331. Selected Topics in Social Work (2-4)
Topics not included in the regular course offerings. Topic and prerequisite specified in semester course schedule. May be repeated with different topics. OFFERED AS NEEDED.
333. Social Welfare Policy and Services (4)
The development and implementation of social welfare policies from historical, political, and philosophical frameworks. How does a society decide: who should be served, when, how much, and in what fashion? How does this reflect the society’s perspectives about “others” in their world who may be poor or otherwise disadvantaged? What actions are chosen and why? FALL.
336. Generalist Social Work Practice Methods I (Individuals and Families) (4)
Theoretical foundations of generalist social work practice with individuals and families. Focus on case-management skills; assessment, goal-setting, intervention, termination, and practice evaluation in a systemic, Person-in-Environment context. Special attention to work with diverse and vulnerable populations. (Prerequisite: SOCW 200, 330 and asmission to the Social Work program). FALL.
337. Generalist Social Work Practice Methods II (Groups, Communities and Organizations) (4)
Theoretical foundations of generalist social work practice with groups, communities, and organizations. Groups dynamics concepts used to apply problem-solving methods for treatment and task groups. Community organization emphasized as a viable practice method. Close relationship between community and organizations explored through concepts of empowerment, control, mobilization, collective action and problem-solving. (Prerequisite: SOCW 336). SPRING.

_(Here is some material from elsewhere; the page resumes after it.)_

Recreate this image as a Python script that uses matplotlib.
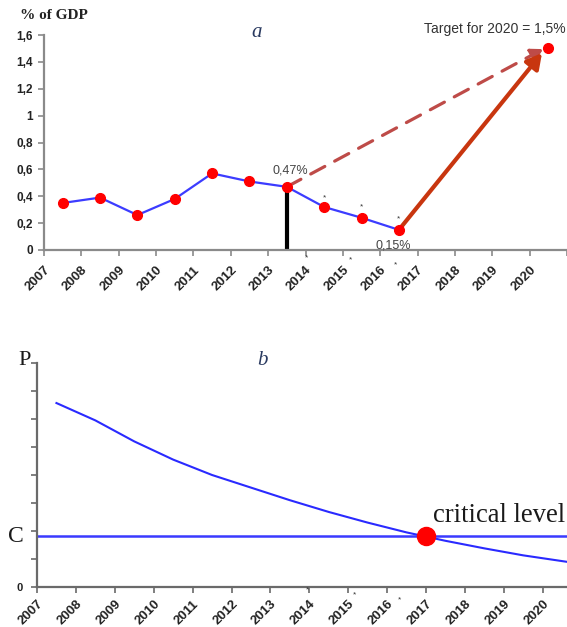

404. Modern Social Work Theory (4)
Major theoretical systems used in current social work practice at the micro, mezzo, and macro levels. Application to special populations will be included. (Prerequisite: SOCW 337, Senior standing, departmental permission). FALL.
405. Capstone: Senior Social Work (2)
Culminating course in social work that synthesizes theory, research, policy, and practice methods. Students produce documents that combine research and analysis applied to practice in the field. Understanding of social work concepts and readiness/competency to begin the professional social work practice must be demonstrated. (Prerequisite: Senior standing, departmental permission | Co-requisites: SOCW 496). FALL, SPRING.
495. Social Work Practicum I (5)
With 496, two consecutive semesters of supervised practicum consisting of a minimum of 400 hours in an approved social work setting. Requires weekly seminars on campus. Social Work majors only. (Prerequisites: SOC 337, permission of Social Work program director).
496. Social Work Practicum II (5)
Continuation of 495. (Prerequisite: SOCW 495). FALL, SPRING.
199. Exploratory Internship (1-3)
An observational internship providing opportunities to gain relevant career experiences and information in the field of social work. Open to second-semester freshmen and above.
299. Experimental Course (1-4)
399. Professional Internship (1-12)
Students have the opportunity to participate in field projects or work with professional staff members in organizations such as prevention agencies, human service organizations, juvenile centers, community organizations and probation departments. Open to juniors and seniors.
451. Independent Study (1-4)
Supervised reading and research in social work. (Prerequisite: department permission).